__WHAT IS REQUIRED__: Copy out precisely the lines beginning at the line that contains "Rebuild this diagram" and ending at the line that contains "(0,0) rectangle (458,-908);", including both.

---------- DATASET CONTENT ----------

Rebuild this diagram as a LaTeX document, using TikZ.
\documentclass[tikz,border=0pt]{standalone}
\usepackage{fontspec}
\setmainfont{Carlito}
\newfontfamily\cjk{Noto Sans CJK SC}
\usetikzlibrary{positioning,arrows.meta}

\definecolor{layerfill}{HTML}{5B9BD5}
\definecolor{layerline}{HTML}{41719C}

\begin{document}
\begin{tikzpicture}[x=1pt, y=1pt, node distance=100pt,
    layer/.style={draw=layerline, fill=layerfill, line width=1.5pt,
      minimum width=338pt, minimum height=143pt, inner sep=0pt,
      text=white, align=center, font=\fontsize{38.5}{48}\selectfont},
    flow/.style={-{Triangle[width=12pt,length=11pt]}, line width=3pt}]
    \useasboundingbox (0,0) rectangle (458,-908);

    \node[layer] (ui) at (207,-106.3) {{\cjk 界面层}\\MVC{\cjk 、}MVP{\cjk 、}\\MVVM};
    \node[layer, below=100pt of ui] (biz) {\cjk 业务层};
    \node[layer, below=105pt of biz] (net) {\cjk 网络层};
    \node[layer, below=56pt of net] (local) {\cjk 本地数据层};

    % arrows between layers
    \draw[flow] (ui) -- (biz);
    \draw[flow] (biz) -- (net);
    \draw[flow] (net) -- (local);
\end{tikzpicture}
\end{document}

----------
---------- DATASET CONTENT ----------

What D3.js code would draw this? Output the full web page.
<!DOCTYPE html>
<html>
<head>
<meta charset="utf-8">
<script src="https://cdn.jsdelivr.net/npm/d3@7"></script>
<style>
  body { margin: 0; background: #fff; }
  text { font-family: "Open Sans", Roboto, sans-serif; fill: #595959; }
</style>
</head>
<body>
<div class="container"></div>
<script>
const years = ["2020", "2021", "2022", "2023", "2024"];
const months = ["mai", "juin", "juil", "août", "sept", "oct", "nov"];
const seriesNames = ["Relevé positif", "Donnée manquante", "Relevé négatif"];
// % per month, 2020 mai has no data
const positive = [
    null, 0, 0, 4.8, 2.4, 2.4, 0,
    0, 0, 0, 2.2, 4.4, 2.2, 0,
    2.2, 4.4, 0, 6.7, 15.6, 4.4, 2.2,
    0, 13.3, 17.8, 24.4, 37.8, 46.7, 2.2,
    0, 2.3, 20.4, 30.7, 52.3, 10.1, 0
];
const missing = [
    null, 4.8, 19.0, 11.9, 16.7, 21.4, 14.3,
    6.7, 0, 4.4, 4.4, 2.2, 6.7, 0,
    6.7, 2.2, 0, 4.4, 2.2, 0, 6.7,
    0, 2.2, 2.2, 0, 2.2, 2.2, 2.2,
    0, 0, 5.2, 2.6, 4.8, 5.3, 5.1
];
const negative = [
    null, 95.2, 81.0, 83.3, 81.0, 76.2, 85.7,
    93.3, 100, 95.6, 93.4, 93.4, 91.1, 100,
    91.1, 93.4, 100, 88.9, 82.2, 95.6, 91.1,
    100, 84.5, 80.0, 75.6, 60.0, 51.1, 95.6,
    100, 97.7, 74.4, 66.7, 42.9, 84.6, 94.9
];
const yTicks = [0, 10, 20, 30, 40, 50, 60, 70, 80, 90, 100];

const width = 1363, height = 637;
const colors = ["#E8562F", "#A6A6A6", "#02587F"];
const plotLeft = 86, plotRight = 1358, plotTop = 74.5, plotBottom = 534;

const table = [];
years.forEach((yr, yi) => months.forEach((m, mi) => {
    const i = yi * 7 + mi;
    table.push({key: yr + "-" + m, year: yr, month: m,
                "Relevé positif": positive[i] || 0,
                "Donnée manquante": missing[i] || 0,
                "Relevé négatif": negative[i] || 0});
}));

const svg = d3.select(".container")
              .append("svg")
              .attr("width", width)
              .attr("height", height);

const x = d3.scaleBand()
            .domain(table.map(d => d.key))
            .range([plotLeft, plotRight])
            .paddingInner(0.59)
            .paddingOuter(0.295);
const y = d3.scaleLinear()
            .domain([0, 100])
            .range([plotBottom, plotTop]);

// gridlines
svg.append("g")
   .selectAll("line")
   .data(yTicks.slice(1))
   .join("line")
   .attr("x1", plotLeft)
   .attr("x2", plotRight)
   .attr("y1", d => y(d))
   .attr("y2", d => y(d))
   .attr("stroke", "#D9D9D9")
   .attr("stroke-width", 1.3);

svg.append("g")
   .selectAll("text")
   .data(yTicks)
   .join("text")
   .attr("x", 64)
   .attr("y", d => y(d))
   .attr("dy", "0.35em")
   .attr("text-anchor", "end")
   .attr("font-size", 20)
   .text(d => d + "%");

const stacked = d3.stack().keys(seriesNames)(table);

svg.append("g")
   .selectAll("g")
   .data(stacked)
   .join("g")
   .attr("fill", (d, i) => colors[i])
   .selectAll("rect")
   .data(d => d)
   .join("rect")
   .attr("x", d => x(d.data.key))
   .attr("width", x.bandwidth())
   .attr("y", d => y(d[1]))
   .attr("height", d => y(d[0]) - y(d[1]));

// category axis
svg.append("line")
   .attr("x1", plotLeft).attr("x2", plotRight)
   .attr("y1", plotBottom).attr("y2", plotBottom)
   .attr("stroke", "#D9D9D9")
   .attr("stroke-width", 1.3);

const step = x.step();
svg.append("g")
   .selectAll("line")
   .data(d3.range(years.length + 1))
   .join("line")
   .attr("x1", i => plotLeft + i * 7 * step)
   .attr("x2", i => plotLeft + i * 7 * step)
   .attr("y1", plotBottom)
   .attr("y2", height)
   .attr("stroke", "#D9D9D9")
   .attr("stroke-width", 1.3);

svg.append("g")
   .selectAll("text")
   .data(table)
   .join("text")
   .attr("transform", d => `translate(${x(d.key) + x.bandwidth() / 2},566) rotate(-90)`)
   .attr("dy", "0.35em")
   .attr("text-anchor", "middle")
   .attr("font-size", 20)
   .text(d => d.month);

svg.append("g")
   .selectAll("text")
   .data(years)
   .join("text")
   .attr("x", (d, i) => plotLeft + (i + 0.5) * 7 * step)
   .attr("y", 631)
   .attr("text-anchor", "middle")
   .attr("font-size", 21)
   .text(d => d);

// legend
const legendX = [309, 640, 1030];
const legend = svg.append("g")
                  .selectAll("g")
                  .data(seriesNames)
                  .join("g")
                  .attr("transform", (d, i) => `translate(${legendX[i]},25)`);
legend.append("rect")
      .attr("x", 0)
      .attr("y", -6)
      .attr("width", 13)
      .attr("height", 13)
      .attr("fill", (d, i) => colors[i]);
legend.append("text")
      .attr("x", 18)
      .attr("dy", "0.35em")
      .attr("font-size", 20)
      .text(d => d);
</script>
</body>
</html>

----------
---------- DATASET CONTENT ----------

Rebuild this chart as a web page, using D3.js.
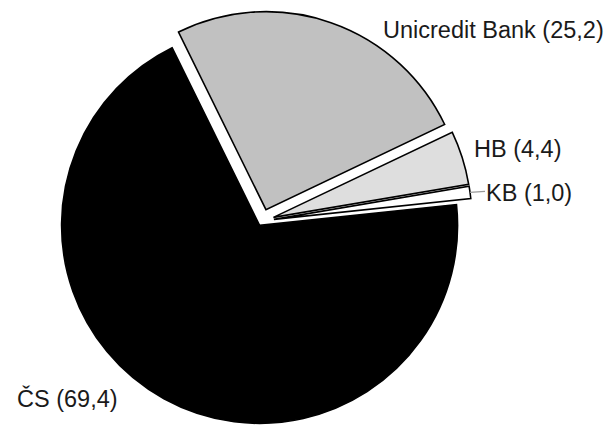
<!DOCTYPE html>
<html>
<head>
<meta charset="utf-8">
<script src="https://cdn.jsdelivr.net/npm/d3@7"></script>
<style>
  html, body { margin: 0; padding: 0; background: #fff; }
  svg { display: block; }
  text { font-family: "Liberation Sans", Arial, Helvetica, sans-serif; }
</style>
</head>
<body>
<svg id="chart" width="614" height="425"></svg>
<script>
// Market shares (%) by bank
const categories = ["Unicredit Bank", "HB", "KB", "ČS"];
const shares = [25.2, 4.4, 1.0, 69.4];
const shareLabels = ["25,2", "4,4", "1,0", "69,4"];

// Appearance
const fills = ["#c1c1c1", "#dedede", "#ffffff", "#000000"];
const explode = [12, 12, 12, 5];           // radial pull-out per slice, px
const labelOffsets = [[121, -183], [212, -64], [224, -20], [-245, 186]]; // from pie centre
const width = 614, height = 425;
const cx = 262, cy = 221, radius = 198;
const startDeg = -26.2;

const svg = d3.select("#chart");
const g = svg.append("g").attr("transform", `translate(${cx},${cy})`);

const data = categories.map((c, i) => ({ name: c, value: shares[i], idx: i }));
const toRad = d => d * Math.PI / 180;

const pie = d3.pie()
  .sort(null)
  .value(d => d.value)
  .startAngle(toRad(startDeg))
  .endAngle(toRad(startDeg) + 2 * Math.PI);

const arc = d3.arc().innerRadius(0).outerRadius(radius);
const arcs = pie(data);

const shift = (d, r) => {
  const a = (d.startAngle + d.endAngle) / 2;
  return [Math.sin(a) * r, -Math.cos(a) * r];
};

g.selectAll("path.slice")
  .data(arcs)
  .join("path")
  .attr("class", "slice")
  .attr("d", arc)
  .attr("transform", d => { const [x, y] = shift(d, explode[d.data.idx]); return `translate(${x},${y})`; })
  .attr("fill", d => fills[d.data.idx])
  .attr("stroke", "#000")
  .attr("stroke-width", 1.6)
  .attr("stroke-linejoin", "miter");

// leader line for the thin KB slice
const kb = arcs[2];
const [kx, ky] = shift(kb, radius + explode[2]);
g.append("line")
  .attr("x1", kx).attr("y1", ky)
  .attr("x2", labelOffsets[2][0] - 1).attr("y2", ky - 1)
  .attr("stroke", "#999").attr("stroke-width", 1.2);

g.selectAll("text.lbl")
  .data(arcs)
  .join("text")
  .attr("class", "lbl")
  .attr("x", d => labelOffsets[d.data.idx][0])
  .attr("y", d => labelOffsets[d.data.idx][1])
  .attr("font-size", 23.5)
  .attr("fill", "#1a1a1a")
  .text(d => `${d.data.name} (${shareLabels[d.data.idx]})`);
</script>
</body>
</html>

----------

__THE COMPLETED TASK__:
Rebuild this diagram as a LaTeX document, using TikZ.
\documentclass[tikz,border=0pt]{standalone}
\usepackage{fontspec}
\setmainfont{Carlito}
\newfontfamily\cjk{Noto Sans CJK SC}
\usetikzlibrary{positioning,arrows.meta}

\definecolor{layerfill}{HTML}{5B9BD5}
\definecolor{layerline}{HTML}{41719C}

\begin{document}
\begin{tikzpicture}[x=1pt, y=1pt, node distance=100pt,
    layer/.style={draw=layerline, fill=layerfill, line width=1.5pt,
      minimum width=338pt, minimum height=143pt, inner sep=0pt,
      text=white, align=center, font=\fontsize{38.5}{48}\selectfont},
    flow/.style={-{Triangle[width=12pt,length=11pt]}, line width=3pt}]
    \useasboundingbox (0,0) rectangle (458,-908);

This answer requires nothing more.